The proportioning of a solar drying device is related to the weather aspects of the site where this device is installed. Furthermore, the operability of the drying equipment is extremely limited during the night and during winter: the annual availability, which is essentially diurnal, not exceeding 30% of the time. In addition, it is usual to regard, in temperate regions, 70% of the annual amount of water present in the sludge being evaporated during the hottest 3 months of the year.
These various requirements make it necessary to significantly exaggerate the size of the plants by providing large surface areas to dry relatively low amounts of sludge. Depending on the regions where the plant is installed, on the one hand, and on the degree of optimization of the processes employed, on the other hand, the surface area put into a solar dryer oscillates between 0.3 and 1 m2 of greenhouse per tonne of sludge to be treated and per year (initial solids content of 25% and final solids content of 75%).
The operation of the solar drying equipment is advantageously under the control of the variations in one or more parameters, such as, in particular: the solar radiation measured, the temperature of the air or the humidity of the air inside and outside the greenhouse.
The system is thus activated according to the drying capability of the air, without taking into account the water vapor partial pressure at the surface of the sludge.
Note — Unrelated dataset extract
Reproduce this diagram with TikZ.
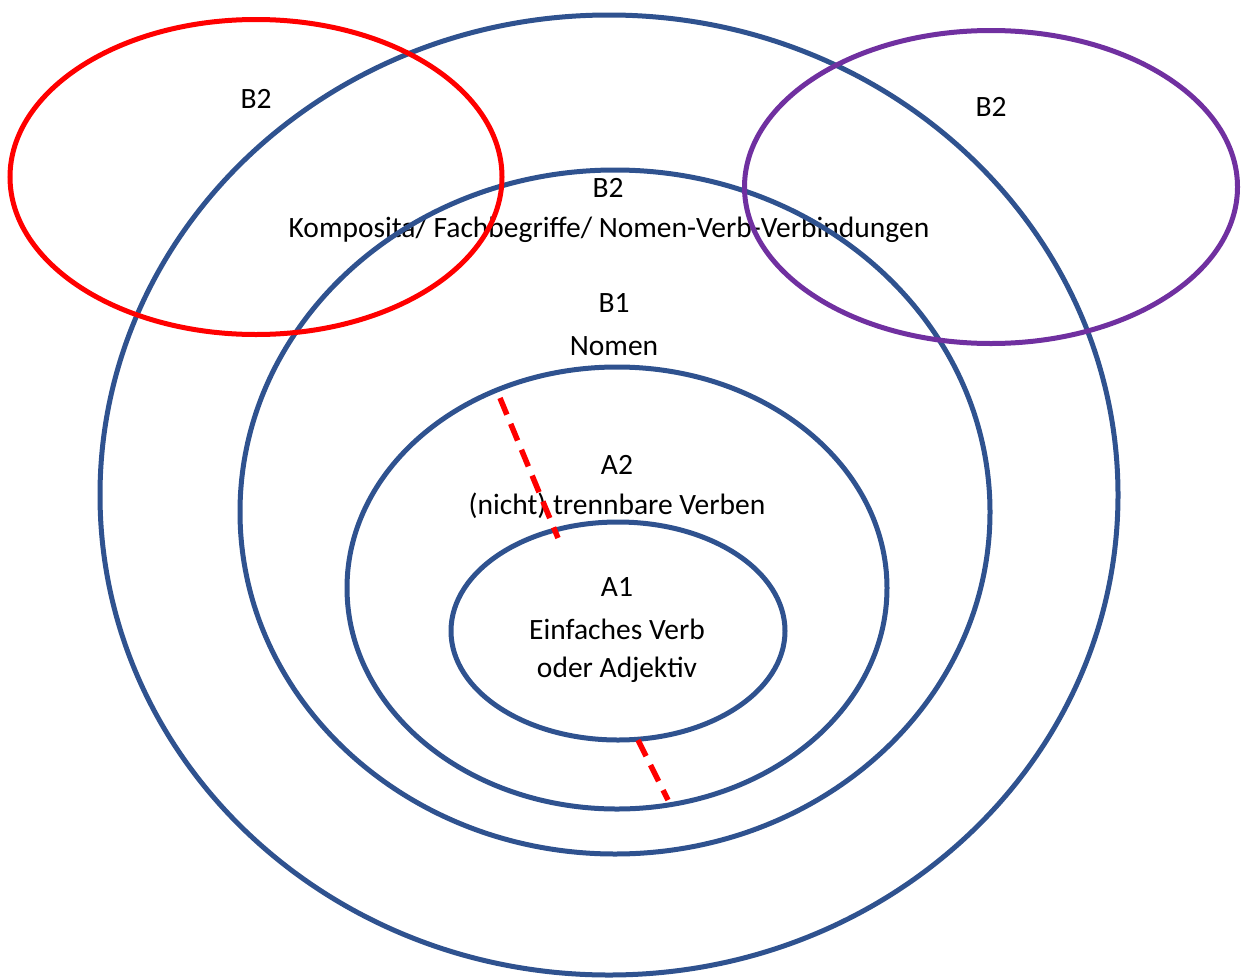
\documentclass[tikz,border=0pt]{standalone}
\usepackage{fontspec}
\setmainfont{Carlito}
\usetikzlibrary{shapes.geometric}
\definecolor{navy}{HTML}{2F528F}
\definecolor{vio}{HTML}{7030A0}
\begin{document}
\begin{tikzpicture}[x=1pt,y=-1pt,
  ring/.style={draw=navy,line width=5pt,ellipse,inner sep=0pt},
  lab/.style={font=\fontsize{29.5}{33}\selectfont,inner sep=0pt,anchor=center},
  cut/.style={draw=red,line width=5.5pt,dash pattern=on 18pt off 10pt}]
\useasboundingbox (0,0) rectangle (1244,977);
% texts
\node[lab] (t1) at (256,99) {B2};
\node[lab] (t2) at (991,107) {B2};
\node[lab] (t3) at (608,188) {B2};
\node[lab] (t4) at (609,230) {Komposita/ Fachbegriffe/ Nomen-Verb-Verbindungen};
\node[lab] (t5) at (614,303) {B1};
\node[lab] (t6) at (614,346) {Nomen};
\node[lab] (t7) at (617,465) {A2};
\node[lab] (t8) at (617,506) {(nicht) trennbare Verben};
\node[lab] (t9) at (617,587) {A1};
\node[lab] (t10) at (617,629) {Einfaches Verb};
\node[lab] (t11) at (617,670) {oder Adjektiv};
% rings
\node[ring,minimum width=1018pt,minimum height=960pt] (e1) at (609,495) {};
\node[ring,minimum width=750pt,minimum height=684pt] (e2) at (615,512) {};
\node[ring,minimum width=540pt,minimum height=442pt] (e3) at (617,588) {};
\node[ring,minimum width=334pt,minimum height=218pt] (e4) at (618,631) {};
\node[ring,draw=red,minimum width=492pt,minimum height=315pt] (r) at (256,177) {};
\node[ring,draw=vio,minimum width=493pt,minimum height=313pt] (p) at (991,187) {};
% dashed cuts
\coordinate (c1) at (500,398);
\coordinate (c2) at (558,538);
\coordinate (c3) at (638,740);
\coordinate (c4) at (668,800);
\draw[cut] (c1) -- (c2);
\draw[cut] (c3) -- (c4);
\end{tikzpicture}
\end{document}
Another disadvantage of the solutions according to the prior art to this solar drying is that the feeding of the sludge, at one of the ends of the dryer, is carried out using a mobile charging appliance of the “tracked tractor” type equipped with a mobile bucket. The sludge is deposited in relatively even piles at the inlet of the greenhouse, without the surface of the sludge deposit being truly optimized and integrated with the drying zone.